1. Field
This document relates to an apparatus for controlling the constant current for multi-channel LEDs (Light Emitting Diodes) and a liquid crystal display using the same.
2. Related Art
Since an LED is a current driving element, it is driven by constant current to keep the luminance constant. A plurality of LEDs may be configured in multiple channels and implemented as light sources. Each LED channel comprises an LED array having a plurality of LEDs connected. The LED channels may be commonly connected to a DC-DC converter.
There may be a difference in LED driving voltage, i.e., forward voltage Vf, between the LED channels due to a difference between the LEDs. The DC-DC converter generates an output voltage with respect to the LED array of an LED channel with a higher forward voltage Vf. To keep the current flowing through the LED channels constant, a transistor connected to the LED array for each channel is controlled to control the constant current flowing through the LED channels. To this end, a voltage equal to or higher than a predetermined reference voltage is set for the base of a transistor provided in each LED channel to control the current flowing through the LED channels.
In a conventional apparatus for controlling constant current for multi-channel LEDs, a voltage higher than a required level may be applied to two ends of a transistor for driving constant current, due to a forward voltage difference between the LED channels. In this case, the transistor needs to be larger in size because it requires high-capacity channel. As a result, transistors of the conventional apparatus for controlling the constant current for multi-channel LEDs are not integrated within an integrated circuit (hereinafter, “IC”), but instead disposed outside the IC.
FIG. 1 is a view showing an example of power consumption for each LED channel in a conventional apparatus for controlling the constant current for multi-channel LEDs.
In the apparatus for controlling the constant current for multi-channel LEDs, as shown in FIG. 1, it is assumed that the forward voltage Vf1 of an LED array LED1 of a first LED channel is 9 V, the forward voltage Vf2 of an LED array LED2 of a second LED channel is 8 V, and the current I flowing through the LED arrays LED1 and LED2 when transistors Q1 and Q2 are turned on is 0.1 A. In this case, a DC-DC converter (not shown) outputs a voltage of 10 V required to drive the first and second LED channels, with respect to the LED array of the first LED channel with higher forward voltage Vf1.
Electric power PLED1 consumed in the LED array LED1 of the first LED channel is “PLED1=9 V×0.1 A=0.9 W”. Here, 0.1 W is the minimum electric power which is lost when only a collector-emitter voltage Vce1 enabling current control in a linear operating region of the transistor Q1 is used.
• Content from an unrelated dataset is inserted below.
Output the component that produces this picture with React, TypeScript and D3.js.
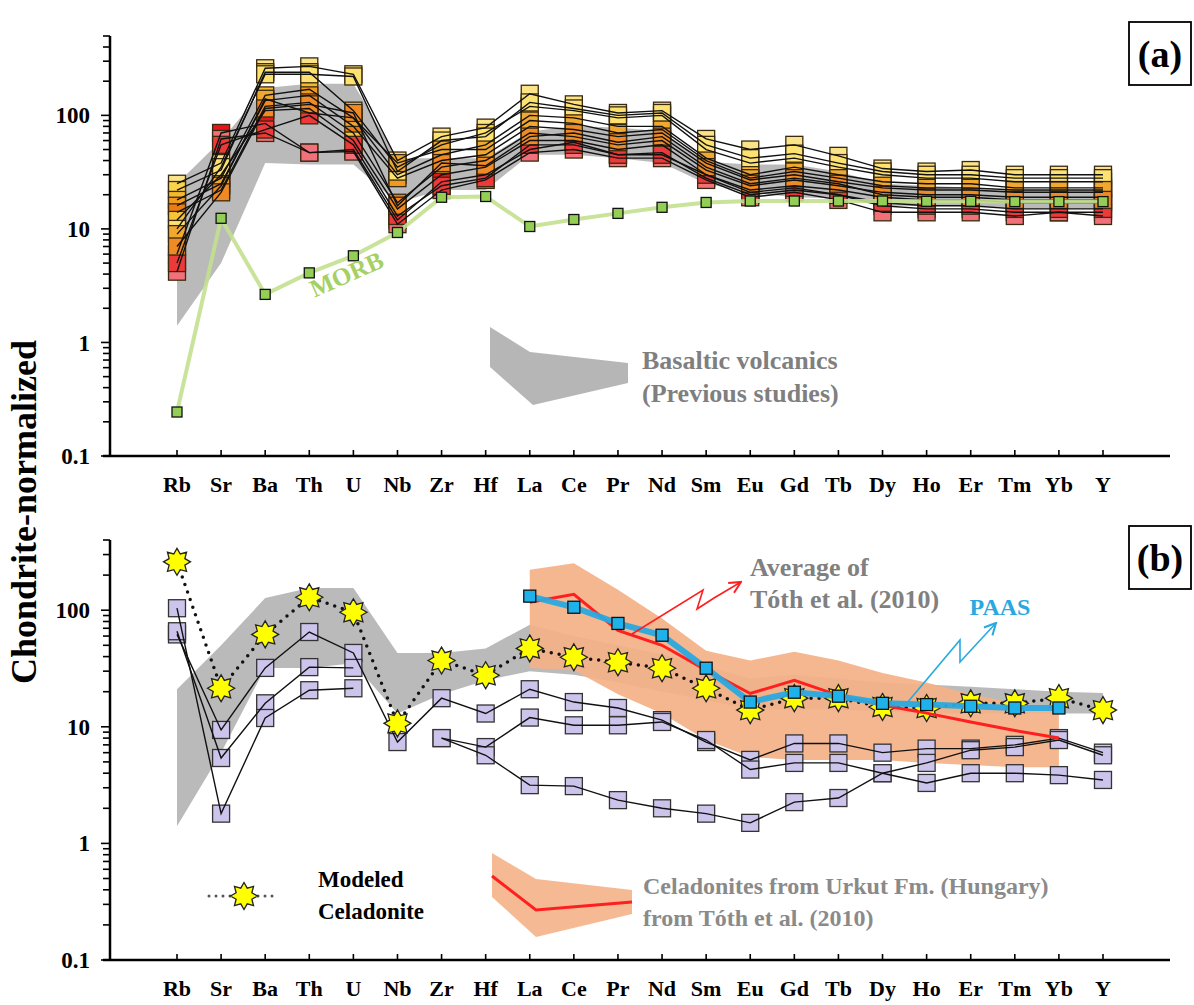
import React, { useRef, useEffect } from "react";
import * as d3 from "d3";

const elements = ["Rb", "Sr", "Ba", "Th", "U", "Nb", "Zr", "Hf", "La", "Ce", "Pr", "Nd", "Sm", "Eu", "Gd", "Tb", "Dy", "Ho", "Er", "Tm", "Yb", "Y"];
const majorTicks = [0.1, 1, 10, 100];

// (a) basaltic volcanics field from previous studies
const basaltTopA = [25, 60, 174, 190, 190, 42, 42, 42, 72, 80, 78, 72, 39, 37, 37, 32, 25, 24, 23, 22, 22, 22];
const basaltLowA = [1.4, 5, 38, 37, 37, 17, 22, 22, 45, 45, 42, 38, 25, 21, 19, 18.5, 16, 16, 16, 15, 15, 15];
const morb = [0.244, 12.4, 2.65, 4.1, 5.8, 9.3, 19, 19.3, 10.5, 12.1, 13.7, 15.5, 17.1, 17.6, 17.6, 17.6, 17.6, 17.5, 17.5, 17.4, 17.4, 17.4];

// (a) studied samples
const s01 = [25, 38, 260, 270, 230, 40, 65, 78, 155, 125, 105, 110, 62, 50, 55, 44, 34, 32, 33, 30, 30, 30];
const s02 = [22, 33, 240, 240, 110, 35, 55, 70, 120, 110, 95, 100, 50, 38, 42, 35, 30, 28, 28, 26, 26, 26];
const s03 = [18, 28, 150, 170, 95, 30, 45, 55, 100, 95, 80, 80, 42, 30, 35, 30, 26, 25, 25, 23, 23, 23];
const s04 = [16, 25, 135, 150, 80, 28, 40, 45, 80, 75, 65, 70, 38, 27, 30, 26, 23, 22, 22, 21, 21, 21];
const s05 = [14, 22, 120, 130, 70, 17, 35, 40, 70, 65, 55, 60, 33, 24, 27, 24, 21, 20, 20, 19, 19, 19];
const s06 = [12, 30, 110, 115, 60, 15, 30, 35, 60, 60, 50, 55, 30, 22, 24, 22, 19, 18, 18, 17, 17, 17];
const s07 = [10, 35, 230, 230, 220, 32, 60, 65, 130, 115, 100, 105, 55, 42, 46, 38, 32, 30, 30, 28, 28, 28];
const s08 = [9, 24, 140, 105, 95, 38, 50, 50, 90, 85, 70, 75, 40, 28, 32, 28, 24, 23, 23, 22, 22, 22];
const s09 = [6, 70, 85, 47, 50, 12, 26, 30, 50, 58, 45, 47, 28, 20, 22, 20, 16, 15, 15, 14, 14, 14];
const s10 = [4.2, 62, 70, 47, 48, 11, 22, 27, 47, 50, 42, 42, 27, 19, 21, 18, 14, 14, 14, 13, 14, 13];
const s11 = [5, 55, 75, 100, 55, 13, 24, 28, 55, 55, 45, 45, 30, 21, 23, 20, 17, 16, 16, 15, 15, 15];
const s12 = [7, 21, 115, 125, 105, 16, 38, 36, 65, 70, 58, 65, 35, 25, 28, 25, 20, 19, 19, 18, 18, 18];
const sampleColors = ["#fbe38a", "#f9d34a", "#f5b82e", "#f29a1f", "#ea7d12", "#f7c33a", "#fde272", "#f0a830", "#e8141c", "#f2707a", "#ec3a3a", "#f08a24"];

// (b)
const basaltTopB = [21, 50, 127, 155, 155, 43, 43, 47, 75, 60, 50, 42, 33, 26, 28, 26, 24, 23, 22, 21, 20, 19.5];
const basaltLowB = [1.4, 6, 32, 32, 35, 13, 19, 25, 30, 28, 24, 20, 17, 14, 14, 14, 13.5, 13, 13, 13, 13, 13];
const tothTop = [null, null, null, null, null, null, null, null, 222, 253, 150, 85, 45, 37, 44, 37, 29, 24, 19, 16, 13, null];
const tothLow = [null, null, null, null, null, null, null, null, 32, 30.6, 19, 13, 7.7, 5.5, 5.2, 5.2, 5.2, 4.9, 4.7, 4.5, 4.5, null];
const tothAvg = [null, null, null, null, null, null, null, null, 117, 137, 67, 50, 30.6, 19.3, 25, 18.6, 15.3, 13.1, 11, 9.3, 8.0, null];
const paas = [null, null, null, null, null, null, null, null, 132, 106, 77, 61, 31.8, 16.3, 19.8, 18.3, 15.9, 15.5, 15.0, 14.5, 14.5, null];
const modeled = [260, 21.4, 62, 129, 96, 10.7, 37, 27.7, 47, 39.5, 35.8, 31.8, 21.4, 13.9, 17.6, 17.6, 14.8, 14.5, 15.9, 15.9, 17.6, 13.9];
const celA = [62, 9.4, 32, 65, 43, 7.4, 17.6, 13, 21, 16.3, 14.5, 11.4, 7.4, 5.2, 7.2, 7.2, 6.0, 6.5, 6.5, 7.0, 8.0, 6.0];
const celB = [66, 5.4, 15.9, 32.5, 32, null, 8.0, 6.7, 12, 10.3, 10.3, 11, 7.7, 4.3, 4.9, 4.9, 4.0, 3.3, 4.0, 4.0, 3.85, 3.5];
const celC = [104, 1.8, 11.9, 20.6, 21.4, null, 8.0, 5.7, 3.16, 3.1, 2.35, 2.0, 1.8, 1.5, 2.26, 2.45, 4.0, 4.9, 6.3, 6.7, 7.7, 5.7];

const serif = "'Liberation Serif', 'Times New Roman', serif";

export default function App() {
    const svgRef = useRef(null);

    useEffect(() => {
        draw();
    }, []);

    const draw = () => {
        const svg = d3.select(svgRef.current);
        svg.selectAll("*").remove();

        const x = d3.scalePoint().domain(elements).range([177, 1103]);
        const ya = d3.scaleLog().domain([0.1, 500]).range([456, 36]);
        const yb = d3.scaleLog().domain([0.1, 400]).range([960, 540]);

        const defs = svg.append("defs");
        const marker = (id, color) => defs.append("marker")
            .attr("id", id).attr("viewBox", "0 0 10 10").attr("refX", 9).attr("refY", 5)
            .attr("markerWidth", 9).attr("markerHeight", 9).attr("orient", "auto")
            .append("path").attr("d", "M1,1 L9,5 L1,9").attr("fill", "none")
            .attr("stroke", color).attr("stroke-width", 1.4);
        marker("arrRed", "#ff1f1f");
        marker("arrBlue", "#29a9e0");

        const axes = (g, y) => {
            const [y0, y1] = y.range();
            g.append("line").attr("x1", 110).attr("x2", 110).attr("y1", y1).attr("y2", y0)
                .attr("stroke", "#000").attr("stroke-width", 2.5);
            g.append("line").attr("x1", 103).attr("x2", 1170).attr("y1", y0).attr("y2", y0)
                .attr("stroke", "#000").attr("stroke-width", 2.5);
            y.ticks().forEach(t => {
                const major = Math.abs(Math.log10(t) - Math.round(Math.log10(t))) < 1e-6;
                g.append("line").attr("x1", 110).attr("x2", major ? 101 : 103)
                    .attr("y1", y(t)).attr("y2", y(t)).attr("stroke", "#000").attr("stroke-width", 1.6);
            });
            majorTicks.forEach(t => {
                g.append("text").attr("x", 90).attr("y", y(t)).attr("dy", "0.35em")
                    .attr("text-anchor", "end").attr("font-family", serif).attr("font-weight", "bold")
                    .attr("font-size", 23).text(String(t));
            });
            elements.forEach(e => {
                g.append("line").attr("x1", x(e)).attr("x2", x(e)).attr("y1", y0).attr("y2", y0 - 6)
                    .attr("stroke", "#000").attr("stroke-width", 1.6);
                g.append("text").attr("x", x(e)).attr("y", y0 + 36).attr("text-anchor", "middle")
                    .attr("font-family", serif).attr("font-weight", "bold").attr("font-size", 22).text(e);
            });
        };

        const band = (y, top, low) => d3.area()
            .defined((d, i) => top[i] != null && low[i] != null)
            .x((d, i) => x(elements[i]))
            .y0((d, i) => y(low[i]))
            .y1((d, i) => y(top[i]))(elements);

        const line = (y, vals) => d3.line()
            .defined((d, i) => vals[i] != null)
            .x((d, i) => x(elements[i]))
            .y((d, i) => y(vals[i]))(elements);

        const squares = (g, y, vals, size, fill, stroke) => {
            g.selectAll(null).data(elements.filter((e, i) => vals[i] != null))
                .join("rect")
                .attr("x", e => x(e) - size / 2)
                .attr("y", e => y(vals[elements.indexOf(e)]) - size / 2)
                .attr("width", size).attr("height", size)
                .attr("fill", fill).attr("stroke", stroke).attr("stroke-width", 1.3);
        };

        // ---------- panel (a)
        const ga = svg.append("g");
        ga.append("path").attr("d", band(ya, basaltTopA, basaltLowA)).attr("fill", "#a9a9a9").attr("opacity", 0.8);

        const samples = [s01, s02, s03, s04, s05, s06, s07, s08, s09, s10, s11, s12];
        samples.forEach((s, k) => squares(ga, ya, s, 17, sampleColors[k], "#3a2a10"));
        samples.forEach(s => ga.append("path").attr("d", line(ya, s)).attr("fill", "none")
            .attr("stroke", "#111").attr("stroke-width", 1.4));

        ga.append("path").attr("d", line(ya, morb)).attr("fill", "none")
            .attr("stroke", "#c3e08f").attr("stroke-width", 4).attr("opacity", 0.9);
        squares(ga, ya, morb, 10, "#94cf55", "#111");

        ga.append("text").attr("transform", "translate(350,282) rotate(-24)")
            .attr("text-anchor", "middle").attr("font-family", serif).attr("font-weight", "bold")
            .attr("font-size", 25).attr("fill", "#a5d064").text("MORB");

        // legend (a)
        ga.append("path").attr("d", "M490,327 L530,352 L628,363 L628,383 L533,405 L490,367 Z")
            .attr("fill", "#a9a9a9").attr("opacity", 0.85);
        ga.append("text").attr("x", 642).attr("y", 369).attr("font-family", serif).attr("font-weight", "bold")
            .attr("font-size", 26).attr("fill", "#7f7f7f").text("Basaltic volcanics");
        ga.append("text").attr("x", 642).attr("y", 402).attr("font-family", serif).attr("font-weight", "bold")
            .attr("font-size", 26).attr("fill", "#7f7f7f").text("(Previous studies)");

        axes(ga, ya);

        ga.append("rect").attr("x", 1129).attr("y", 22).attr("width", 62).attr("height", 63)
            .attr("fill", "#fff").attr("stroke", "#000").attr("stroke-width", 1.8);
        ga.append("text").attr("x", 1160).attr("y", 67).attr("text-anchor", "middle").attr("font-family", serif)
            .attr("font-weight", "bold").attr("font-size", 38).text("(a)");

        // ---------- panel (b)
        const gb = svg.append("g");
        gb.append("path").attr("d", band(yb, basaltTopB, basaltLowB)).attr("fill", "#a9a9a9").attr("opacity", 0.8);
        gb.append("path").attr("d", band(yb, tothTop, tothLow)).attr("fill", "#f4b288").attr("opacity", 0.93);

        [celA, celB, celC].forEach(s => squares(gb, yb, s, 17, "#cdc4ec", "#333"));
        [celA, celB, celC].forEach(s => gb.append("path").attr("d", line(yb, s)).attr("fill", "none")
            .attr("stroke", "#111").attr("stroke-width", 1.4));

        gb.append("path").attr("d", line(yb, modeled)).attr("fill", "none")
            .attr("stroke", "#111").attr("stroke-width", 3.5).attr("stroke-linecap", "round")
            .attr("stroke-dasharray", "0 8");
        const star = d3.lineRadial().curve(d3.curveLinearClosed)(
            d3.range(16).map(i => [i * Math.PI / 8, i % 2 ? 8.5 : 13.5]));
        gb.selectAll(null).data(elements).join("path")
            .attr("d", star)
            .attr("transform", (e, i) => `translate(${x(e)},${yb(modeled[i])})`)
            .attr("fill", "#ffff00").attr("stroke", "#222").attr("stroke-width", 1.3);

        gb.append("path").attr("d", line(yb, tothAvg)).attr("fill", "none")
            .attr("stroke", "#ff1f1f").attr("stroke-width", 3);
        gb.append("path").attr("d", line(yb, paas)).attr("fill", "none")
            .attr("stroke", "#29a9e0").attr("stroke-width", 6).attr("opacity", 0.95);
        squares(gb, yb, paas, 12, "#1eb1ea", "#111");

        // annotations
        gb.append("path").attr("d", "M632,634 L703,590 L697,609 L714,598 L741,582")
            .attr("fill", "none").attr("stroke", "#ff1f1f").attr("stroke-width", 1.6).attr("marker-end", "url(#arrRed)");
        gb.append("text").attr("x", 750).attr("y", 576).attr("font-family", serif).attr("font-weight", "bold")
            .attr("font-size", 26).attr("fill", "#808080").text("Average of");
        gb.append("text").attr("x", 750).attr("y", 608).attr("font-family", serif).attr("font-weight", "bold")
            .attr("font-size", 26).attr("fill", "#808080").text("Tóth et al. (2010)");
        gb.append("path").attr("d", "M907,703 L960,640 L960,662 L996,623")
            .attr("fill", "none").attr("stroke", "#29a9e0").attr("stroke-width", 1.6).attr("marker-end", "url(#arrBlue)");
        gb.append("text").attr("x", 1000).attr("y", 615).attr("text-anchor", "middle").attr("font-family", serif)
            .attr("font-weight", "bold").attr("font-size", 24).attr("fill", "#29a9e0").text("PAAS");

        // legend (b)
        gb.append("line").attr("x1", 209).attr("x2", 279).attr("y1", 896).attr("y2", 896)
            .attr("stroke", "#555").attr("stroke-width", 3).attr("stroke-linecap", "round").attr("stroke-dasharray", "0 7");
        gb.append("path").attr("d", star).attr("transform", "translate(244,896)")
            .attr("fill", "#ffff00").attr("stroke", "#222").attr("stroke-width", 1.3);
        gb.append("text").attr("x", 318).attr("y", 887).attr("font-family", serif).attr("font-weight", "bold")
            .attr("font-size", 23).text("Modeled");
        gb.append("text").attr("x", 318).attr("y", 919).attr("font-family", serif).attr("font-weight", "bold")
            .attr("font-size", 23).text("Celadonite");
        gb.append("path").attr("d", "M492,853 L536,879 L632,890 L632,914 L536,937 L492,897 Z")
            .attr("fill", "#f4b288").attr("opacity", 0.9);
        gb.append("path").attr("d", "M492,876 L536,910 L632,902").attr("fill", "none")
            .attr("stroke", "#ff1f1f").attr("stroke-width", 3);
        gb.append("text").attr("x", 643).attr("y", 894).attr("font-family", serif).attr("font-weight", "bold")
            .attr("font-size", 24).attr("fill", "#8a8a8a").text("Celadonites from Urkut Fm. (Hungary)");
        gb.append("text").attr("x", 643).attr("y", 926).attr("font-family", serif).attr("font-weight", "bold")
            .attr("font-size", 24).attr("fill", "#8a8a8a").text("from Tóth et al. (2010)");

        axes(gb, yb);

        gb.append("rect").attr("x", 1129).attr("y", 526).attr("width", 62).attr("height", 63)
            .attr("fill", "#fff").attr("stroke", "#000").attr("stroke-width", 1.8);
        gb.append("text").attr("x", 1160).attr("y", 571).attr("text-anchor", "middle").attr("font-family", serif)
            .attr("font-weight", "bold").attr("font-size", 38).text("(b)");

        // shared y title
        svg.append("text").attr("transform", "translate(36,512) rotate(-90)").attr("text-anchor", "middle")
            .attr("font-family", serif).attr("font-weight", "bold").attr("font-size", 36).text("Chondrite-normalized");
    };

    return (
        <svg ref={svgRef} width={1194} height={1005}
            style={{ position: "absolute", left: 0, top: 0, background: "#fff" }}></svg>
    );
}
Since the voltage Vr1 of an emitter resistor R1 is fixed to “Vr1=5Ω×0.1 A=0.5 V”, the power Pr1 consumed in the emitter resistor R1 is “Pr1=0.5 V×0.1 A=0.05 W”. The collector-emitter voltage Vce1 of the transistor Q1 is equal to a voltage of 0.5 V, which is obtained by subtracting the forward voltage Vf1 of the LED array LED1 and the voltage Vr1 of the emitter resistor R1 from the output voltage 10V of the DC-DC converter. Accordingly, since Vec1=0.5 V, the power consumption Pq1 of the transistor Q1 is equal to Pq1=Vce1×I=0.5 A×0.1 A=0.05 W.
As electric power PLED2 consumed in the LED array LED2 of the second LED channel is Vf2=8 V, “PLED2=8V×0.1 A=0.8 W”. Since he voltage vr2 of an emitter resistor R2 is fixed to Vr2=5Ω×0.1 A=0.5 V”, the power Pr2 consumed in the emitter resistor R2 is “Pr2=0.5 V×0.1 A=0.05 W”. If the reference voltage of the second LED channel is increased to 1.5 V, the collector-emitter voltage Vce2 of the transistor Q2 is equal to a voltage of 1.5 V, which is obtained by subtracting the forward voltage Vf2 of the LED array LED2 and the voltage Vr2 of the emitter resistor R2 from the output voltage 10V of the DC-DC converter. Accordingly, since Vec2=1.5 V, the power consumption Pq2 of the transistor Q2 is equal to Pq2=Vce2×I=1.5 A×0.1 A=0.15 W.
As seen from FIG. 1, the transistor Q2 of the second LED channel has higher power consumption than that Q1 of the first LED channel due to the forward voltage difference between the LED arrays LED1 and LED2, and the amount of heat generation is as much increased. Accordingly, the transistors Q1 and Q2 become larger in size because they need to be manufactured to have such a channel ratio as to withstand as much power consumption as the rated power consumption of the second transistor Q2, and this makes it difficult to integrate the transistors within an IC.